[begin Given data]
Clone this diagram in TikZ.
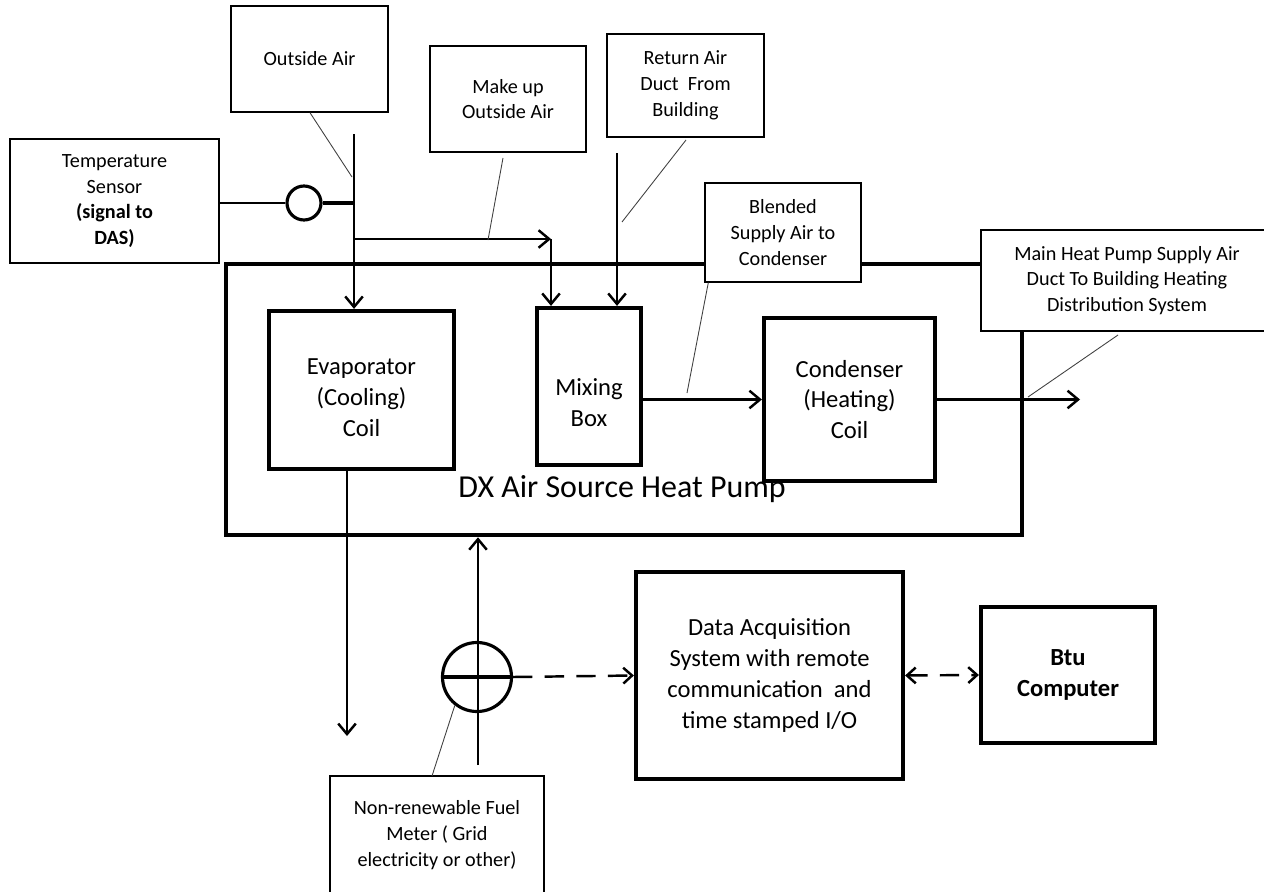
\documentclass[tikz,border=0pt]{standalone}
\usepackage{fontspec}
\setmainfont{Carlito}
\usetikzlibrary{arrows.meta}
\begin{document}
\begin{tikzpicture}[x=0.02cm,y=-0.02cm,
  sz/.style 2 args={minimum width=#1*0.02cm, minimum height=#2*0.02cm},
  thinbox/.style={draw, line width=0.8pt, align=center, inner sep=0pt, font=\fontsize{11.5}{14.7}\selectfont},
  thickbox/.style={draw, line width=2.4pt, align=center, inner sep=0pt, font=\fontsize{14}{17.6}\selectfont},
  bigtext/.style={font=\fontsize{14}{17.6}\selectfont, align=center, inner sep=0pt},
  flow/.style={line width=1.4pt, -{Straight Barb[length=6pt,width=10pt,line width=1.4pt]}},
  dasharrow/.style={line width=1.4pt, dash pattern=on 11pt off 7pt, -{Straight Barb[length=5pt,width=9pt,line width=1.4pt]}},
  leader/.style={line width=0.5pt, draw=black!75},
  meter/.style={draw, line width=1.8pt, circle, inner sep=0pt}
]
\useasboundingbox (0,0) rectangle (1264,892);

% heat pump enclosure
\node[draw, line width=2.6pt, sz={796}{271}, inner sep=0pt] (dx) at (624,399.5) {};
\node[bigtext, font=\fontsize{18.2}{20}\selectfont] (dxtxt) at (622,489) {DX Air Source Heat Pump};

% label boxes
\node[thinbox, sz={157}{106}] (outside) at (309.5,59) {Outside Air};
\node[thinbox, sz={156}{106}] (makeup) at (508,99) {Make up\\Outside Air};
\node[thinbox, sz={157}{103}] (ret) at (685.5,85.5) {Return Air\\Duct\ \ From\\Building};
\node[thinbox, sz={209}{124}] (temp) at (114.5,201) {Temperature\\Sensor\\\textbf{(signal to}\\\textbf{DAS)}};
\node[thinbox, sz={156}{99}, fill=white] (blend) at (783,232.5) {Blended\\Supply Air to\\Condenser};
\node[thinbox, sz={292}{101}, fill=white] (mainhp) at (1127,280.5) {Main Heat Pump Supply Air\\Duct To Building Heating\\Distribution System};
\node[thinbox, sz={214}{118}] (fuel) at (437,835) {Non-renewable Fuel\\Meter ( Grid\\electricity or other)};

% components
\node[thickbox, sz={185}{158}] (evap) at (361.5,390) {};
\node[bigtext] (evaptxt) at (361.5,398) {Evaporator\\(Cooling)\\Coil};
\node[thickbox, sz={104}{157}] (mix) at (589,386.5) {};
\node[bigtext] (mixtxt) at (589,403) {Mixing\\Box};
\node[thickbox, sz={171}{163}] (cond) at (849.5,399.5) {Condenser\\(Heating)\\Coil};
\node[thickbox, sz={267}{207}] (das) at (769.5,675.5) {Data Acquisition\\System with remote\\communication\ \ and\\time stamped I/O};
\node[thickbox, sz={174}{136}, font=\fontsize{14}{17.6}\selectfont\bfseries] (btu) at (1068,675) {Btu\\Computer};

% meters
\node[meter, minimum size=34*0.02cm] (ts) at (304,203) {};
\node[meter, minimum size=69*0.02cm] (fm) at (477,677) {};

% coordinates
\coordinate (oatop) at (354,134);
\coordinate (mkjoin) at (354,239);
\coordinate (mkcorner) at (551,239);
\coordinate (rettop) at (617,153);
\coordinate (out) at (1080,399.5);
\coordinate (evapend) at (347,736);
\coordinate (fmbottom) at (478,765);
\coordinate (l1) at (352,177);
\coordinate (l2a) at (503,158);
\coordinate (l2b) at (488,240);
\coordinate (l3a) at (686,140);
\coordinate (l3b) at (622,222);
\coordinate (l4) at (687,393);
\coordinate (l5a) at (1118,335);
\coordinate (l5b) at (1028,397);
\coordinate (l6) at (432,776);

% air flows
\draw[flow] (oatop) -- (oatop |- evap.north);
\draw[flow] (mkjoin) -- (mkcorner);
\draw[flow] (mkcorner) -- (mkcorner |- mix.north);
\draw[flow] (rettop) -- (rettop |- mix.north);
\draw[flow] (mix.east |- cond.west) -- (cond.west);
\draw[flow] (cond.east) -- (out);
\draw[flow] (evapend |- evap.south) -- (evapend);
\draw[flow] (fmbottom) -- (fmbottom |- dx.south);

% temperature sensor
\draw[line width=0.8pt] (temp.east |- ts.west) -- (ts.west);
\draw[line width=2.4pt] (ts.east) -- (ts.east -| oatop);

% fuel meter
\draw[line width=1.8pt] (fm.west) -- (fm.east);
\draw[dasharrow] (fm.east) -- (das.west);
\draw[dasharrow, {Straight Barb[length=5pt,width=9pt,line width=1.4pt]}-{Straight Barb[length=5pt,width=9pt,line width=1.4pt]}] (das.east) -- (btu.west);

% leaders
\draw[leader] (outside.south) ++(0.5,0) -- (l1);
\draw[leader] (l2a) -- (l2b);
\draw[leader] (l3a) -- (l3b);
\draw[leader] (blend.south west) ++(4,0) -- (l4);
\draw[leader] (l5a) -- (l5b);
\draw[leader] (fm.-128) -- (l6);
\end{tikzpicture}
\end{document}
[end Given data]
What to produce.
Copy each line above precisely, dropping the pictures.

Solved problem.
Clone this diagram in TikZ.
\documentclass[tikz,border=0pt]{standalone}
\usepackage{fontspec}
\setmainfont{Carlito}
\usetikzlibrary{arrows.meta}
\begin{document}
\begin{tikzpicture}[x=0.02cm,y=-0.02cm,
  sz/.style 2 args={minimum width=#1*0.02cm, minimum height=#2*0.02cm},
  thinbox/.style={draw, line width=0.8pt, align=center, inner sep=0pt, font=\fontsize{11.5}{14.7}\selectfont},
  thickbox/.style={draw, line width=2.4pt, align=center, inner sep=0pt, font=\fontsize{14}{17.6}\selectfont},
  bigtext/.style={font=\fontsize{14}{17.6}\selectfont, align=center, inner sep=0pt},
  flow/.style={line width=1.4pt, -{Straight Barb[length=6pt,width=10pt,line width=1.4pt]}},
  dasharrow/.style={line width=1.4pt, dash pattern=on 11pt off 7pt, -{Straight Barb[length=5pt,width=9pt,line width=1.4pt]}},
  leader/.style={line width=0.5pt, draw=black!75},
  meter/.style={draw, line width=1.8pt, circle, inner sep=0pt}
]
\useasboundingbox (0,0) rectangle (1264,892);

% heat pump enclosure
\node[draw, line width=2.6pt, sz={796}{271}, inner sep=0pt] (dx) at (624,399.5) {};
\node[bigtext, font=\fontsize{18.2}{20}\selectfont] (dxtxt) at (622,489) {DX Air Source Heat Pump};

% label boxes
\node[thinbox, sz={157}{106}] (outside) at (309.5,59) {Outside Air};
\node[thinbox, sz={156}{106}] (makeup) at (508,99) {Make up\\Outside Air};
\node[thinbox, sz={157}{103}] (ret) at (685.5,85.5) {Return Air\\Duct\ \ From\\Building};
\node[thinbox, sz={209}{124}] (temp) at (114.5,201) {Temperature\\Sensor\\\textbf{(signal to}\\\textbf{DAS)}};
\node[thinbox, sz={156}{99}, fill=white] (blend) at (783,232.5) {Blended\\Supply Air to\\Condenser};
\node[thinbox, sz={292}{101}, fill=white] (mainhp) at (1127,280.5) {Main Heat Pump Supply Air\\Duct To Building Heating\\Distribution System};
\node[thinbox, sz={214}{118}] (fuel) at (437,835) {Non-renewable Fuel\\Meter ( Grid\\electricity or other)};

% components
\node[thickbox, sz={185}{158}] (evap) at (361.5,390) {};
\node[bigtext] (evaptxt) at (361.5,398) {Evaporator\\(Cooling)\\Coil};
\node[thickbox, sz={104}{157}] (mix) at (589,386.5) {};
\node[bigtext] (mixtxt) at (589,403) {Mixing\\Box};
\node[thickbox, sz={171}{163}] (cond) at (849.5,399.5) {Condenser\\(Heating)\\Coil};
\node[thickbox, sz={267}{207}] (das) at (769.5,675.5) {Data Acquisition\\System with remote\\communication\ \ and\\time stamped I/O};
\node[thickbox, sz={174}{136}, font=\fontsize{14}{17.6}\selectfont\bfseries] (btu) at (1068,675) {Btu\\Computer};

% meters
\node[meter, minimum size=34*0.02cm] (ts) at (304,203) {};
\node[meter, minimum size=69*0.02cm] (fm) at (477,677) {};

% coordinates
\coordinate (oatop) at (354,134);
\coordinate (mkjoin) at (354,239);
\coordinate (mkcorner) at (551,239);
\coordinate (rettop) at (617,153);
\coordinate (out) at (1080,399.5);
\coordinate (evapend) at (347,736);
\coordinate (fmbottom) at (478,765);
\coordinate (l1) at (352,177);
\coordinate (l2a) at (503,158);
\coordinate (l2b) at (488,240);
\coordinate (l3a) at (686,140);
\coordinate (l3b) at (622,222);
\coordinate (l4) at (687,393);
\coordinate (l5a) at (1118,335);
\coordinate (l5b) at (1028,397);
\coordinate (l6) at (432,776);

% air flows
\draw[flow] (oatop) -- (oatop |- evap.north);
\draw[flow] (mkjoin) -- (mkcorner);
\draw[flow] (mkcorner) -- (mkcorner |- mix.north);
\draw[flow] (rettop) -- (rettop |- mix.north);
\draw[flow] (mix.east |- cond.west) -- (cond.west);
\draw[flow] (cond.east) -- (out);
\draw[flow] (evapend |- evap.south) -- (evapend);
\draw[flow] (fmbottom) -- (fmbottom |- dx.south);

% temperature sensor
\draw[line width=0.8pt] (temp.east |- ts.west) -- (ts.west);
\draw[line width=2.4pt] (ts.east) -- (ts.east -| oatop);

% fuel meter
\draw[line width=1.8pt] (fm.west) -- (fm.east);
\draw[dasharrow] (fm.east) -- (das.west);
\draw[dasharrow, {Straight Barb[length=5pt,width=9pt,line width=1.4pt]}-{Straight Barb[length=5pt,width=9pt,line width=1.4pt]}] (das.east) -- (btu.west);

% leaders
\draw[leader] (outside.south) ++(0.5,0) -- (l1);
\draw[leader] (l2a) -- (l2b);
\draw[leader] (l3a) -- (l3b);
\draw[leader] (blend.south west) ++(4,0) -- (l4);
\draw[leader] (l5a) -- (l5b);
\draw[leader] (fm.-128) -- (l6);
\end{tikzpicture}
\end{document}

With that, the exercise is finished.